Located on the Miramar Peninsula to the southeast of Wellington, Miramar Golf Club has operated at the same location since 1908. The arrival of Wellington airport immediately to the west of the property in 1935 sounded alarm bells for the club’s survival but – so far – it’s managed to stave off threats of air transport expansion.
Unfortunately, in the Wellington Airport 2040 Masterplan (issued in October 2019) it was stated: “the airport is seeking to acquire the former Miramar South School site land and the southern portion of Miramar Golf Course to provide space for additional aircraft stands, taxiways and aprons” so it appears unlikely that the club will hold onto all of its land for much longer.
For now, the course extends to a modest 5,552 metres from the back markers, playing to a par of 70; 36 out and 34 in, with the considerably shorter inward half featuring three par threes and only one par five. Feature holes include the first of the short holes at the 149-metre 6th (“Coates Fancy”) and two short par fours on the on the back nine at the 12th (“Moa Point) and 14th (“Summit”).
In 1926 and 1939, Miramar hosted the annual national golf tournament that used to determine the winners of the NZ Amateur, NZ Open and NZ PGA championships then the Amateur returned to the club in 1965. The NZ Women’s Amateur has also been staged here on four occasions, the first of which was held as far back as 1896.

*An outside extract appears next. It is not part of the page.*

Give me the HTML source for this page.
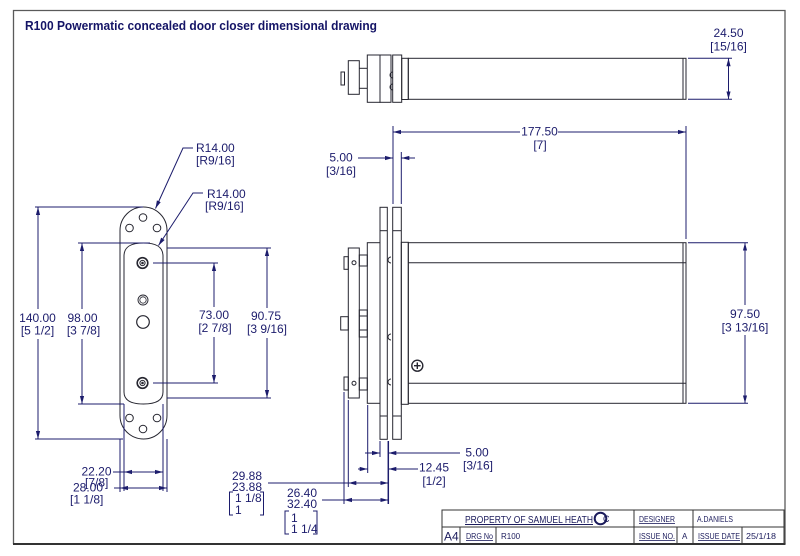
<!DOCTYPE html>
<html><head><meta charset="utf-8"><style>
html,body{margin:0;padding:0;background:#fff;}
svg{display:block;}
</style></head><body>
<svg width="800" height="556" viewBox="0 0 800 556" xmlns="http://www.w3.org/2000/svg">
<defs>
<marker id="ar" viewBox="0 0 8 6" markerWidth="8" markerHeight="6" refX="8" refY="3" orient="auto-start-reverse" markerUnits="userSpaceOnUse"><path d="M0,0.9 L8,3 L0,5.1 z" fill="#1c1c6c"/></marker>
</defs>
<rect width="800" height="556" fill="#fff"/>

<!-- border -->
<path d="M13.5,544 V10.5 H785 V544" fill="none" stroke="#5a5a5a" stroke-width="1.3"/>
<line x1="13" y1="544" x2="785.5" y2="544" stroke="#333" stroke-width="2"/>

<!-- title -->
<text x="25" y="30" font-family="Liberation Sans, DejaVu Sans, sans-serif" font-weight="bold" font-size="13" fill="#141466" textLength="352" lengthAdjust="spacingAndGlyphs">R100 Powermatic concealed door closer dimensional drawing</text>

<!-- ===== drawing geometry ===== -->
<g fill="none" stroke="#262630" stroke-width="1">
  <!-- top view -->
  <rect x="341" y="72" width="3.5" height="13"/>
  <rect x="348.3" y="60.7" width="11" height="33.6"/>
  <line x1="359.3" y1="68.3" x2="367.3" y2="68.3"/>
  <line x1="359.3" y1="88.3" x2="367.3" y2="88.3"/>
  <rect x="367.3" y="55" width="12.7" height="47.3"/>
  <rect x="380" y="55" width="11" height="47.3"/>
  <rect x="392.7" y="55" width="9" height="47.3"/>
  <path d="M393,72 a3,3 0 0 0 0,6 M393,84 a3,3 0 0 0 0,6"/>
  <rect x="401.7" y="58.3" width="6.6" height="41.2"/>
  <rect x="408.3" y="58.3" width="277.7" height="41"/>
  <line x1="683" y1="58.3" x2="683" y2="99.3"/>

  <!-- left view: outer plate -->
  <path d="M120,230.5 A23.5,23.5 0 0 1 167,230.5 L167,415.5 A23.5,23.5 0 0 1 120,415.5 Z"/>
  <!-- inner plate -->
  <path d="M124,256 C124,246 132,243 143.5,243 C155,243 163,246 163,256 L163,392 C163,401 155,404 143.5,404 C132,404 124,401 124,392 Z"/>
  <!-- outer holes -->
  <circle cx="143" cy="217.5" r="3.8"/>
  <circle cx="129.5" cy="228" r="3.8"/>
  <circle cx="157" cy="228" r="3.8"/>
  <circle cx="129.5" cy="418" r="3.8"/>
  <circle cx="157" cy="418" r="3.8"/>
  <circle cx="143" cy="429" r="3.8"/>
  <!-- inner holes -->
  <circle cx="142.5" cy="263" r="5.3" stroke-width="1.6"/>
  <circle cx="142.5" cy="263" r="2.6"/>
  <circle cx="142.5" cy="263" r="0.8" fill="#262630"/>
  <circle cx="142.5" cy="383" r="5.3" stroke-width="1.6"/>
  <circle cx="142.5" cy="383" r="2.6"/>
  <circle cx="142.5" cy="383" r="0.8" fill="#262630"/>
  <circle cx="143" cy="300" r="5" stroke-width="0.9"/>
  <circle cx="143" cy="300" r="3.2" stroke-width="0.8"/>
  <circle cx="143" cy="322" r="6.3" stroke-width="1.2"/>

  <!-- side view -->
  <rect x="380" y="207.3" width="7.3" height="232"/>
  <line x1="380" y1="230.7" x2="387.3" y2="230.7"/>
  <line x1="380" y1="416" x2="387.3" y2="416"/>
  <rect x="392.7" y="207.3" width="8.6" height="232"/>
  <line x1="392.7" y1="230.7" x2="401.3" y2="230.7"/>
  <line x1="392.7" y1="416" x2="401.3" y2="416"/>
  <rect x="401.3" y="242.3" width="7" height="162"/>
  <rect x="408.3" y="242.7" width="277.7" height="160.6"/>
  <line x1="408.3" y1="262.7" x2="686" y2="262.7"/>
  <line x1="408.3" y1="383.3" x2="686" y2="383.3"/>
  <line x1="683" y1="242.7" x2="683" y2="403.3"/>
  <rect x="367.3" y="242.7" width="12.7" height="160.6"/>
  <rect x="348.3" y="248" width="11" height="150"/>
  <rect x="359.3" y="255" width="8" height="11"/>
  <rect x="359.3" y="310" width="8" height="27"/>
  <line x1="359.3" y1="316" x2="367.3" y2="316"/>
  <line x1="359.3" y1="330" x2="367.3" y2="330"/>
  <rect x="359.3" y="378" width="8" height="12"/>
  <rect x="344" y="256.7" width="4.3" height="12.6"/>
  <rect x="340.7" y="316.7" width="7.6" height="13.3"/>
  <rect x="344" y="377" width="4.3" height="13"/>
  <circle cx="354" cy="262.7" r="2"/>
  <circle cx="354" cy="383.3" r="2"/>
  <path d="M391,257 a3,3 0 0 0 0,6 M391,334 a3,3 0 0 0 0,6 M391,379 a3,3 0 0 0 0,6"/>
  <circle cx="417.3" cy="365.7" r="5.5" stroke-width="1.4"/>
  <line x1="414" y1="365.7" x2="420.6" y2="365.7" stroke-width="1.4"/>
  <line x1="417.3" y1="362.4" x2="417.3" y2="369" stroke-width="1.4"/>
</g>

<!-- ===== dimensions ===== -->
<g fill="none" stroke="#1c1c6c" stroke-width="1">
  <!-- 24.50 -->
  <line x1="688" y1="58.3" x2="732" y2="58.3"/>
  <line x1="688" y1="99.3" x2="732" y2="99.3"/>
  <line x1="728.5" y1="58.3" x2="728.5" y2="99.3" marker-start="url(#ar)" marker-end="url(#ar)"/>
  <!-- 177.50 -->
  <line x1="393" y1="126" x2="393" y2="204"/>
  <line x1="686" y1="126" x2="686" y2="239"/>
  <line x1="520" y1="132" x2="393" y2="132" marker-end="url(#ar)"/>
  <line x1="558" y1="132" x2="686" y2="132" marker-end="url(#ar)"/>
  <!-- top 5.00 -->
  <line x1="401.3" y1="152" x2="401.3" y2="204"/>
  <line x1="358" y1="158" x2="393" y2="158" marker-end="url(#ar)"/>
  <line x1="415" y1="158" x2="401.3" y2="158" marker-end="url(#ar)"/>
  <!-- 97.50 -->
  <line x1="688" y1="242.7" x2="748" y2="242.7"/>
  <line x1="688" y1="403.3" x2="748" y2="403.3"/>
  <line x1="745" y1="305" x2="745" y2="242.7" marker-end="url(#ar)"/>
  <line x1="745" y1="335" x2="745" y2="403.3" marker-end="url(#ar)"/>

  <!-- side view bottom extension lines -->
  <line x1="344" y1="392" x2="344" y2="504"/>
  <line x1="348.3" y1="400" x2="348.3" y2="487"/>
  <line x1="367.7" y1="405" x2="367.7" y2="473"/>
  <line x1="380" y1="441" x2="380" y2="457"/>
  <line x1="388.3" y1="441" x2="388.3" y2="504" stroke-width="1.5"/>
  <!-- bottom 5.00 -->
  <line x1="365" y1="453" x2="380" y2="453" marker-end="url(#ar)"/>
  <line x1="460" y1="453" x2="388.3" y2="453" marker-end="url(#ar)"/>
  <!-- 12.45 -->
  <line x1="358" y1="469" x2="367.7" y2="469" marker-end="url(#ar)"/>
  <line x1="418" y1="469" x2="388.3" y2="469" marker-end="url(#ar)"/>
  <!-- 29.88 -->
  <line x1="268" y1="483" x2="348.3" y2="483"/>
  <line x1="368" y1="483" x2="348.3" y2="483" marker-end="url(#ar)"/>
  <line x1="368" y1="483" x2="388.3" y2="483" marker-end="url(#ar)"/>
  <!-- 26.40 -->
  <line x1="322" y1="500" x2="344" y2="500"/>
  <line x1="366" y1="500" x2="344" y2="500" marker-end="url(#ar)"/>
  <line x1="366" y1="500" x2="388.3" y2="500" marker-end="url(#ar)"/>
  <!-- brackets -->
  <path d="M233,492 H229.5 V515 H233 M260,492 H263.5 V515 H260"/>
  <path d="M289,511 H285 V534 H289 M313,511 H317 V534 H313"/>

  <!-- left view dims -->
  <!-- 140 -->
  <line x1="35" y1="207" x2="143" y2="207"/>
  <line x1="35" y1="439" x2="123" y2="439"/>
  <line x1="38" y1="309" x2="38" y2="207" marker-end="url(#ar)"/>
  <line x1="38" y1="339" x2="38" y2="439" marker-end="url(#ar)"/>
  <!-- 98 -->
  <line x1="78" y1="243" x2="150" y2="243"/>
  <line x1="78" y1="404" x2="124" y2="404"/>
  <line x1="82" y1="309" x2="82" y2="243" marker-end="url(#ar)"/>
  <line x1="82" y1="339" x2="82" y2="404" marker-end="url(#ar)"/>
  <!-- 73 -->
  <line x1="153" y1="263" x2="218" y2="263"/>
  <line x1="153" y1="383" x2="218" y2="383"/>
  <line x1="214" y1="307" x2="214" y2="263" marker-end="url(#ar)"/>
  <line x1="214" y1="337" x2="214" y2="383" marker-end="url(#ar)"/>
  <!-- 90.75 -->
  <line x1="167" y1="248" x2="271" y2="248"/>
  <line x1="167" y1="398" x2="271" y2="398"/>
  <line x1="267" y1="308" x2="267" y2="248" marker-end="url(#ar)"/>
  <line x1="267" y1="338" x2="267" y2="398" marker-end="url(#ar)"/>
  <!-- R14 leaders -->
  <path d="M193,148 H183 L155.5,208.5" marker-end="url(#ar)"/>
  <path d="M203,193 H193 L158.5,245.5" marker-end="url(#ar)"/>
  <!-- 22.20 / 28.00 ext lines -->
  <line x1="124" y1="404" x2="124" y2="491"/>
  <line x1="163" y1="404" x2="163" y2="491"/>
  <line x1="120" y1="439" x2="120" y2="492"/>
  <line x1="167" y1="439" x2="167" y2="492"/>
  <line x1="113" y1="472" x2="143" y2="472"/>
  <line x1="143" y1="472" x2="124" y2="472" marker-end="url(#ar)"/>
  <line x1="143" y1="472" x2="163" y2="472" marker-end="url(#ar)"/>
  <line x1="114" y1="488" x2="143" y2="488"/>
  <line x1="143" y1="488" x2="120" y2="488" marker-end="url(#ar)"/>
  <line x1="143" y1="488" x2="167" y2="488" marker-end="url(#ar)"/>
</g>

<!-- dimension texts -->
<g font-family="Liberation Sans, DejaVu Sans, sans-serif" font-size="12" fill="#1c1c6c" text-anchor="middle">
  <text x="728.5" y="37">24.50</text>
  <text x="728.5" y="50.5">[15/16]</text>
  <text x="539.5" y="135.5">177.50</text>
  <text x="540" y="149">[7]</text>
  <text x="341" y="161.5">5.00</text>
  <text x="341" y="175">[3/16]</text>
  <text x="745" y="318">97.50</text>
  <text x="745" y="331.5">[3 13/16]</text>
  <text x="477" y="456.5">5.00</text>
  <text x="478" y="469.5">[3/16]</text>
  <text x="434" y="471.5">12.45</text>
  <text x="434" y="485">[1/2]</text>
  <text x="247" y="480">29.88</text>
  <text x="247" y="491">23.88</text>
  <text x="302" y="497">26.40</text>
  <text x="302" y="508">32.40</text>
  <text x="37.5" y="322">140.00</text>
  <text x="37.5" y="334.5">[5 1/2]</text>
  <text x="82.5" y="322">98.00</text>
  <text x="83.5" y="334.5">[3 7/8]</text>
  <text x="214" y="319">73.00</text>
  <text x="215" y="332">[2 7/8]</text>
  <text x="266" y="320">90.75</text>
  <text x="267" y="333">[3 9/16]</text>
</g>
<g font-family="Liberation Sans, DejaVu Sans, sans-serif" font-size="12" fill="#1c1c6c">
  <text x="196" y="152">R14.00</text>
  <text x="196" y="164.5">[R9/16]</text>
  <text x="207" y="198">R14.00</text>
  <text x="205" y="210">[R9/16]</text>
  <text x="235" y="502">1 1/8</text>
  <text x="235" y="514">1</text>
  <text x="291" y="522">1</text>
  <text x="291" y="533">1 1/4</text>
  <text x="111.5" y="475.5" text-anchor="end">22.20</text>
  <text x="85" y="486.5">[7/8]</text>
  <text x="73" y="491.5">28.00</text>
  <text x="70" y="503.5">[1 1/8]</text>
</g>

<!-- title block -->
<g fill="none" stroke="#333" stroke-width="1">
  <rect x="442" y="510" width="342" height="34"/>
  <line x1="442" y1="527" x2="784" y2="527"/>
  <line x1="634" y1="510" x2="634" y2="544"/>
  <line x1="693" y1="510" x2="693" y2="544"/>
  <line x1="460" y1="527" x2="460" y2="544"/>
  <line x1="496" y1="527" x2="496" y2="544"/>
  <line x1="677" y1="527" x2="677" y2="544"/>
  <line x1="742" y1="527" x2="742" y2="544"/>
</g>
<g font-family="Liberation Sans, DejaVu Sans, sans-serif" fill="#1c1c5c">
  <text x="465" y="523" font-size="10" textLength="128" lengthAdjust="spacingAndGlyphs" text-decoration="underline">PROPERTY OF SAMUEL HEATH</text>
  <circle cx="600.5" cy="518.5" r="5.8" fill="none" stroke="#1c1c5c" stroke-width="2"/>
  <text x="603" y="522" font-size="9">C</text>
  <text x="639" y="522" font-size="8" textLength="36" lengthAdjust="spacingAndGlyphs" text-decoration="underline">DESIGNER</text>
  <text x="697" y="522" font-size="8" textLength="36" lengthAdjust="spacingAndGlyphs">A.DANIELS</text>
  <text x="444" y="540.5" font-size="12">A4</text>
  <text x="466" y="539" font-size="8" textLength="27" lengthAdjust="spacingAndGlyphs" text-decoration="underline">DRG No</text>
  <text x="501" y="539" font-size="8">R100</text>
  <text x="639" y="539" font-size="8" textLength="36" lengthAdjust="spacingAndGlyphs" text-decoration="underline">ISSUE NO.</text>
  <text x="682" y="539" font-size="8">A</text>
  <text x="698" y="539" font-size="8" textLength="42" lengthAdjust="spacingAndGlyphs" text-decoration="underline">ISSUE DATE</text>
  <text x="746" y="539" font-size="8" textLength="30" lengthAdjust="spacingAndGlyphs">25/1/18</text>
</g>
</svg>
</body></html>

Let’s start with the bad news – Miramar isn’t big on what certain golf magazines call “ambience”. If you dropped a ball at the front doors of Wellington Airport, you wouldn’t need to be a gorilla in order to hit the 18th green at Miramar with a gap wedge. Now, Wellington Airport has plenty of ambience compared to other airports, but that’s a pretty low bar as far as golf courses go. Me, I don’t care about that type of thing – it’s all about the golf, not the scenery.

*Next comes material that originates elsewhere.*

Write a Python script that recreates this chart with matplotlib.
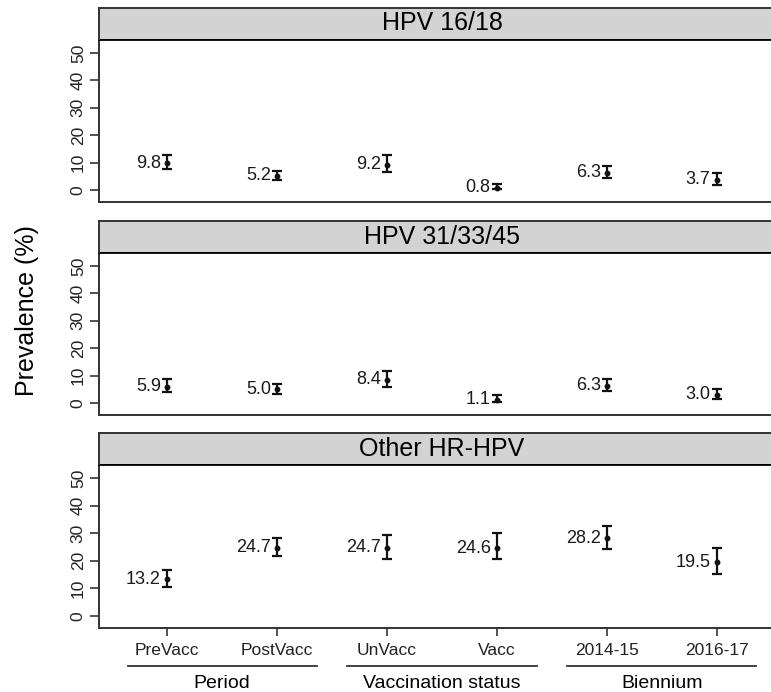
import numpy as np
import matplotlib.pyplot as plt
from matplotlib.lines import Line2D
from matplotlib.transforms import blended_transform_factory

plt.rcParams['font.family'] = ['Liberation Sans', 'DejaVu Sans']

# ---- data ----
categories = ["PreVacc", "PostVacc", "UnVacc", "Vacc", "2014-15", "2016-17"]
groups = ["Period", "Vaccination status", "Biennium"]
group_centers = [1.5, 3.5, 5.5]

panels = ["HPV 16/18", "HPV 31/33/45", "Other HR-HPV"]

hpv1618 = [9.8, 5.2, 9.2, 0.8, 6.3, 3.7]
hpv1618_lo = [7.6, 3.7, 6.4, 0.3, 4.3, 1.9]
hpv1618_hi = [12.6, 7.0, 12.8, 2.2, 8.7, 6.3]

hpv313345 = [5.9, 5.0, 8.4, 1.1, 6.3, 3.0]
hpv313345_lo = [4.0, 3.4, 5.9, 0.4, 4.3, 1.5]
hpv313345_hi = [8.6, 6.9, 11.5, 2.8, 8.9, 5.1]

other = [13.2, 24.7, 24.7, 24.6, 28.2, 19.5]
other_lo = [10.3, 21.9, 20.8, 20.5, 24.2, 15.2]
other_hi = [16.7, 28.4, 29.4, 29.9, 32.6, 24.7]

series = [(hpv1618, hpv1618_lo, hpv1618_hi),
          (hpv313345, hpv313345_lo, hpv313345_hi),
          (other, other_lo, other_hi)]

# ---- layout (pixel based, 771x692) ----
W, H = 771, 692
fig = plt.figure(figsize=(W / 100, H / 100), dpi=100)

left_px, right_px = 99, 785
panel_px = [(39, 202), (252, 415), (464, 628)]   # axes top/bottom
strip_h = 31
edge = "#333333"

x = np.arange(1, len(categories) + 1)
axes = []
for i, ((top, bot), name, (val, lo, hi)) in enumerate(zip(panel_px, panels, series)):
    ax = fig.add_axes([left_px / W, 1 - bot / H, (right_px - left_px) / W, (bot - top) / H])
    axes.append(ax)
    val = np.array(val); lo = np.array(lo); hi = np.array(hi)
    ax.errorbar(x, val, yerr=[val - lo, hi - val], fmt="o", color="#111111",
                ms=3.2, elinewidth=1.6, capsize=3.4, capthick=1.6)
    for xi, v in zip(x, val):
        ax.annotate(f"{v:.1f}", (xi, v), xytext=(-4.5, 0), textcoords="offset points",
                    ha="right", va="center", fontsize=13, color="#1a1a1a")
    ax.set_xlim(0.38, 6.62)
    ax.set_ylim(-4.4, 55.1)
    ax.set_yticks([0, 10, 20, 30, 40, 50])
    ax.tick_params(axis="y", length=6.5, width=1.2, color=edge, pad=3, labelsize=12.5,
                   labelcolor="#222222")
    for lab in ax.get_yticklabels():
        lab.set_rotation(90)
        lab.set_va("center")
    for s in ax.spines.values():
        s.set_color(edge)
        s.set_linewidth(1.4)
    ax.spines["top"].set_color("black")
    ax.spines["top"].set_linewidth(2)

    # strip header
    sax = fig.add_axes([left_px / W, 1 - top / H, (right_px - left_px) / W, strip_h / H])
    sax.set_xticks([]); sax.set_yticks([])
    sax.set_facecolor("#d3d3d3")
    for s in sax.spines.values():
        s.set_color(edge)
        s.set_linewidth(1.4)
    sax.spines["bottom"].set_visible(False)
    sax.text(0.5, 0.5, name, ha="center", va="center", fontsize=18, transform=sax.transAxes)

    if i < 2:
        ax.set_xticks([])
    else:
        ax.set_xticks(x)
        ax.set_xticklabels(categories)
        ax.tick_params(axis="x", length=6, width=1.2, color=edge, pad=5, labelsize=12.5,
                       labelcolor="#222222")

# group lines and labels under bottom panel
ax3 = axes[-1]
tr = blended_transform_factory(ax3.transData, fig.transFigure)
for g, c in zip(groups, group_centers):
    fig.add_artist(Line2D([c - 0.86, c + 0.86], [1 - 666 / H, 1 - 666 / H],
                          transform=tr, color="#333333", lw=1.3))
    fig.text(c, 1 - 683 / H, g, transform=tr, ha="center", va="center", fontsize=14)

fig.text(27 / W, 1 - 311 / H, "Prevalence (%)", rotation=90, ha="center", va="center",
         fontsize=18)

plt.savefig("out.png", dpi=100)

The other black mark in the ambience column is that you look out over the golf course before your game, and the initial impression is that this clearly was a flat paddock (apart from the elevation at the southern borders of the course) that has been covered in fairly uniform mounds, mostly down the tramlines of each hole, with many fairways being ripple-free. In other words, it is clearly artificial, and the shapers did not seem to have had the artistry or resources to make it look really natural. I’m not saying that’s a bad thing – some great golf courses look very artificial.
But for me, once you start playing, that mediocre first impression melts away. Firstly, once you’re in the midst of each hole, it feels much less like bog-standard containment mounding, and you realise that a lot of these bespoke undulations have decent strategic value. Straight away, the opening drive needs to be perfectly placed or you are faced with a tricky first iron shot into a semi-concealed, defly angled green – all created by mounding around the green. The par 5 5th , which I’m sure was pancake flat before Graham Marsh and his team came along, is a great strategic hole, and it’s all about the bunkering and mounding. There are many other moments like this, and the stretch from 12-15 makes really good use of the only semi-interesting landforms available.
Don’t be put off by the limited yardage (just over 6000yds / 5500m). There’s two quantifiable reasons why that’s not so much of an issue; a) it’s par 70, and b) Wellington is the windiest city on Earth (apparently). You don’t want 7000 yards of golf course here - it would be beyond brutal.
I’m not saying this is some sort of world-class course (most of the par 3s are “meh”), but I think it’s pretty incredible how they have taken such a tiny parcel of unpromising land, and created an 18 hole course that gives you plenty of interest and a number of genuinely thrilling shots. This is very much a case of “something out of nothing”, and it has my admiration for that.
Big post-script – Miramar might not last too much longer as an 18 hole course. According to Kiwi news sources, Wellington Airport has bought half of the land, but plans to develop the land have been put on hold due to the pandemic situation.